Addendum 2 (same day): why Argus beats a Klue subscription — the dot-connector
Arijit, verbatim intent: "If I'm a user and I got a Klue subscription, I got all the professional subscriptions — why the hell should I even look at Argus?" The answer, and therefore the product bar:
- Argus connects the dots. Not another feed. It does research over the last 10 / 30 / 60 days (multi-horizon lookbacks) across the INDUSTRY, not just the named competitors, and brings in what is interesting and helpful.
- Argus researches the tenant's OWN brand too. (Algolia today — plug and play, just the example.) Own-brand perception/position research is a first-class module beside competitor intel.
- Contextualize → apply → prescribe. Gather intel, contextualize it to MY business, and hand me VERY specific strategies — marketing strategies, ploys — grounded in what was gathered. Not observations. Prescriptions.
- Offload collaterals from the intelligence. A module that generates marketing collateral from gathered intel: marketing dashboards and marketing landing pages are the first two named. Intelligence that ends in a produced asset, not a paragraph.
- Living doc discipline: Arijit adds product truth "as I'm remembering" — capture every drop here, keep enhancing. This doc is append-only gold.
The dashboard experience bar (Addendum 2 continued)
Arijit has not yet seen a screen he considers Argus. The old CI screen is his only reference. Dashboard must earn the "extraordinarily special" verdict: the three-position view, multi-horizon industry research, own-brand read, prescriptions with team routing, and generated collaterals — visible, premium, interactive.

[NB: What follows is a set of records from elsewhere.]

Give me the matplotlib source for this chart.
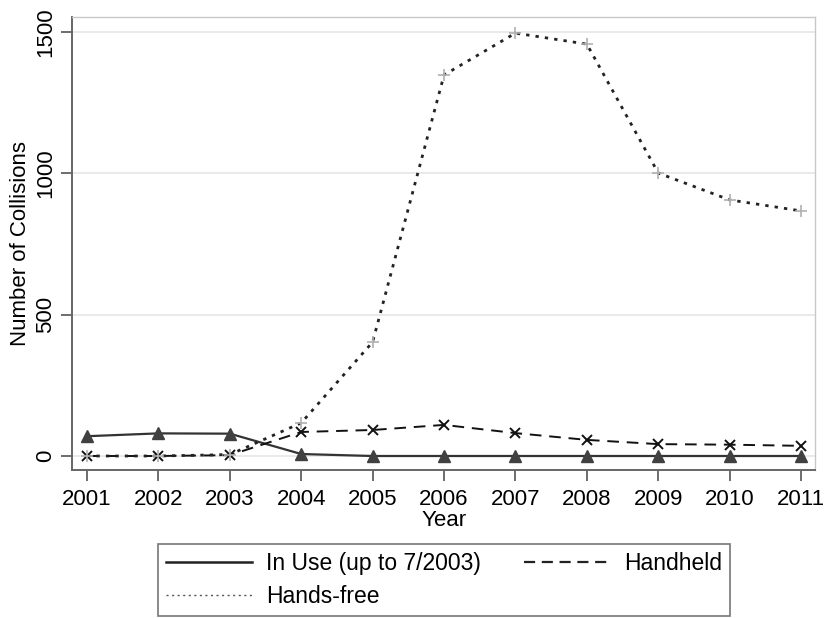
import matplotlib.pyplot as plt
from matplotlib.lines import Line2D

plt.rcParams['font.family'] = ['Liberation Sans', 'DejaVu Sans']

years = [2001, 2002, 2003, 2004, 2005, 2006, 2007, 2008, 2009, 2010, 2011]
in_use = [70, 80, 79, 7, 0, 0, 0, 0, 0, 0, 0]
handheld = [0, 0, 3, 85, 92, 110, 81, 57, 42, 40, 36]
hands_free = [0, 0, 5, 117, 403, 1348, 1496, 1457, 1001, 906, 867]

fig = plt.figure(figsize=(8.25, 6.18), dpi=100)
ax = fig.add_axes([0.0873, 0.2395, 0.901, 0.7330])

ax.grid(axis='y', color='#e6e6e6', linewidth=1.2, zorder=0)
ax.set_axisbelow(True)

ax.plot(years, in_use, color='#333333', linestyle='-', linewidth=1.6,
        marker='^', markersize=9, markerfacecolor='#404040',
        markeredgecolor='#404040', zorder=3)
ax.plot(years, handheld, color='#111111', linestyle=(0, (6, 4)), linewidth=1.4,
        marker='x', markersize=7, markeredgewidth=1.4, zorder=4)
ax.plot(years, hands_free, color='#222222', linestyle=(0, (1.2, 2.2)), linewidth=2.0,
        marker='+', markersize=9, markeredgewidth=1.2, markeredgecolor='#b0b0b0',
        zorder=5)

ax.set_xlim(2000.79, 2011.2)
ax.set_ylim(-49.5, 1553)
ax.set_xticks(years)
ax.set_yticks([0, 500, 1000, 1500])
ax.tick_params(axis='both', labelsize=16, length=8, width=1.2, color='#555555',
               direction='out')
ax.tick_params(axis='x', pad=6)
for lab in ax.get_yticklabels():
    lab.set_rotation(90)
    lab.set_va('center')

for side in ['left', 'bottom']:
    ax.spines[side].set_color('#666666')
    ax.spines[side].set_linewidth(1.4)
for side in ['top', 'right']:
    ax.spines[side].set_color('#c8c8c8')
    ax.spines[side].set_linewidth(1.0)

ax.set_xlabel('Year', fontsize=16, labelpad=0)
ax.set_ylabel('Number of Collisions', fontsize=16, labelpad=3)

# legend shows plain line styles, no markers
handles = [
    Line2D([], [], color='#222222', linestyle='-', linewidth=1.8),
    Line2D([], [], color='#555555', linestyle=(0, (1.5, 2.5)), linewidth=1.0),
    Line2D([], [], color='#222222', linestyle=(0, (5, 3)), linewidth=1.6),
]
labels = ['In Use (up to 7/2003)', 'Hands-free', 'Handheld']
leg = fig.legend(handles, labels, ncol=2, fontsize=16.5, loc='upper left',
                 bbox_to_anchor=(0.1915, 0.1197),
                 frameon=True, fancybox=False, handlelength=3.75,
                 borderaxespad=0, labelspacing=0.45, columnspacing=1.9,
                 handletextpad=0.6, borderpad=0.35)
leg.get_frame().set_edgecolor('#555555')
leg.get_frame().set_linewidth(1.2)

fig.savefig('out.png', dpi=100)
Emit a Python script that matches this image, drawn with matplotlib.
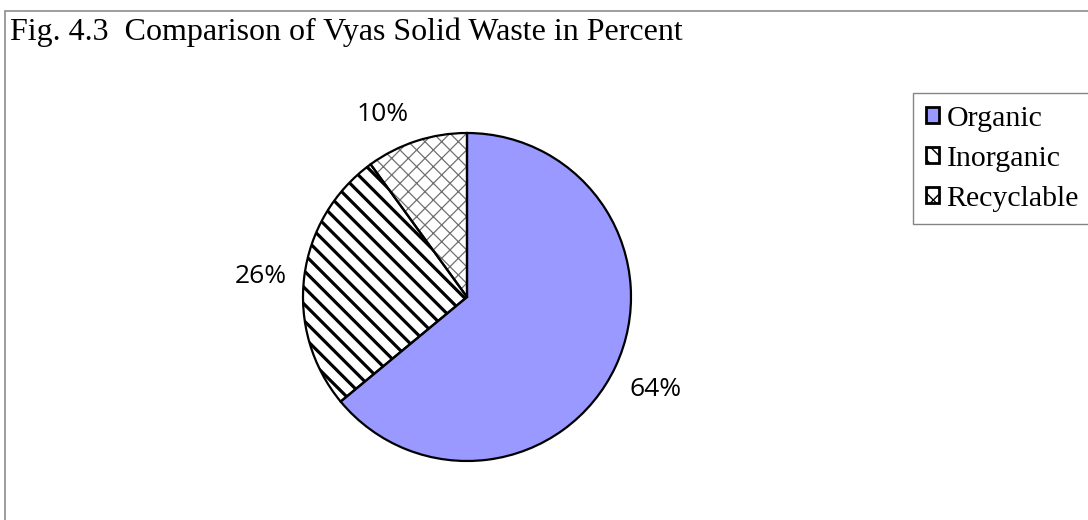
import math
import matplotlib
matplotlib.use('Agg')
import matplotlib.pyplot as plt
from matplotlib.patches import Rectangle

# data
categories = ['Organic', 'Inorganic', 'Recyclable']
shares = [64, 26, 10]
face_colors = ['#9999ff', 'white', 'white']
hatches = [None, '\\\\', 'xx']
hatch_colors = ['black', 'black', '#707070']
hatch_widths = [1.0, 2.3, 0.9]
label_nudge = [0, 0, 6]   # degrees, small slice label pushed off the edge line

fig = plt.figure(figsize=(10.88, 5.2), dpi=100)

# outer frame of the chart area
fig.patches.append(Rectangle((4.5 / 1088, -0.05), 1.1, (520 - 10.5) / 520 + 0.05,
                             transform=fig.transFigure, fill=False,
                             edgecolor='#8c8c8c', linewidth=1.2))

fig.text(10 / 1088, 1 - 40 / 520, 'Fig. 4.3  Comparison of Vyas Solid Waste in Percent',
         family='Liberation Serif', fontsize=23, ha='left', va='baseline')

ax = fig.add_axes([303 / 1088, 59 / 520, 328 / 1088, 328 / 520])

# hatched fill first, then black outlines on top
wedges, _ = ax.pie(shares, colors=face_colors, startangle=90, counterclock=False,
                   wedgeprops=dict(linewidth=0))
for w, h, hc, hw in zip(wedges, hatches, hatch_colors, hatch_widths):
    if h:
        w.set_hatch(h)
        w.set_edgecolor(hc)
        try:
            w.set_hatch_linewidth(hw)
        except AttributeError:
            pass

outline, _ = ax.pie(shares, startangle=90, counterclock=False,
                    wedgeprops=dict(fill=False, edgecolor='black', linewidth=1.6))

# percent labels outside the pie
total = sum(shares)
for w, v, nudge in zip(outline, shares, label_nudge):
    mid = math.radians((w.theta1 + w.theta2) / 2 + nudge)
    ax.text(1.27 * math.cos(mid), 1.25 * math.sin(mid) - 0.03, '%d%%' % round(100 * v / total),
            ha='center', va='center', family='Open Sans', fontsize=19, clip_on=False)

ax.set_xlim(-1, 1)
ax.set_ylim(-1, 1)
ax.set_aspect('equal')
ax.axis('off')

# legend handles: small swatches matching the wedges
handles = []
for fc, h, hc in zip(face_colors, hatches, hatch_colors):
    handles.append(Rectangle((0, 0), 1, 1, facecolor=fc, hatch=h,
                             edgecolor='black', linewidth=2))
leg = fig.legend(handles, categories, loc='upper left',
                 bbox_to_anchor=(913 / 1088, 1 - 93 / 520), borderaxespad=0,
                 prop=dict(family='Liberation Serif', size=21.5),
                 handlelength=0.45, handleheight=0.45, handletextpad=0.25,
                 labelspacing=0.47, borderpad=0.42, fancybox=False)
leg.get_frame().set_edgecolor('#666666')
leg.get_frame().set_linewidth(1.0)

fig.savefig('out.png', dpi=100)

Design phase = frontend-builder flow against THIS list.
Addendum 3 (same day): multi-user, multi-channel, content engine, company-swap
- Multi-user, multi-channel. Multiple people get Argus. Channels: Telegram, email, Slack, iMessage push — and the dashboard ITSELF is a channel that auto-updates with the daily focus and the weekly synthesis. Per-user, per-channel subscription is a product primitive, not a config hack.
- Content engine. Argus recommends content: based on competitor moves, on what content OTHERS are putting out that is moving the market or sentiment, and on what the tenant should publish in response. (Schema already reserves content_recommendations + weekly_content_plan.)
- Company-swap modularity (the product test). Algolia is just the test bed. The mechanisms, infrastructure, decision logic, execution rigor, interactivity, frequency, methodology, structure ALL stay constant; only the primary company swaps — and the competitor list + source list update as a consequence. Specifically: the SOURCE GATHERING module must be a kick-offable pipeline that re-runs whenever the central company changes (company in → competitors researched → sources discovered/validated/seeded). This is the seller-side pre-build from rule 2, made executable.